Por otra parte, y esto también se aprecia en los caracteres expresivos del barroco, nos encontramos frente no solamente a la exhibición, sino también incluso a la glorificación de la abundancia entendida en sentido agrícola y naturalista con el símbolo de la abundancia por excelencia, la cornucopia: la tierra es el vientre que dona sus frutos porque Dios así lo ha establecido. Por eso, en las fachadas de los edificios barrocos vemos granadas abiertas, frutas y hojas que parecen agitadas por ráfagas de viento que no son otra cosa sino el soplo de Dios, es decir, la “fuerza íntima” de la naturaleza que permite a los frutos de la tierra germinar, florecer y abrirse al sol.
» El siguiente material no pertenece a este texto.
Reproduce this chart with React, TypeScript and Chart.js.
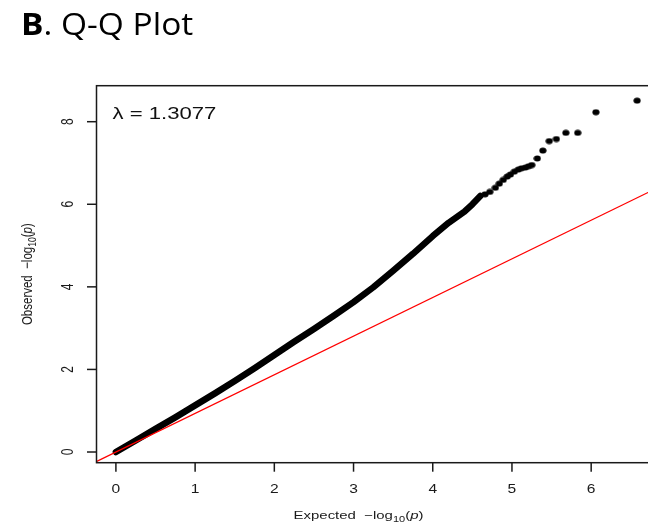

Y a propósito de productos de la tierra y del mar, Apulia es una región muy generosa. El 17 de enero, por ejemplo, el día de San Antonio Abad ningún habitante de Novoli puede comer carne (tampoco los derivados de la leche): toda la comida proviene del mar. Entre los platos típicos que se comen ese días están los ñoquis de bacalao, o cualquier tipo de pescado aliñado con una salsa a base de azafrán, pan rallado y vinagre; mariscos de la zona, regados por los exquisitos vinos locales, entre ellos el “Primitivo” y el “Negroamaro”. Y aunque se comen sobre todo durante la Semana Santa, en cualquier época del año no hay que dejar de probar los “pucce”, esponjosos pancitos rellenos con aceitunas negras.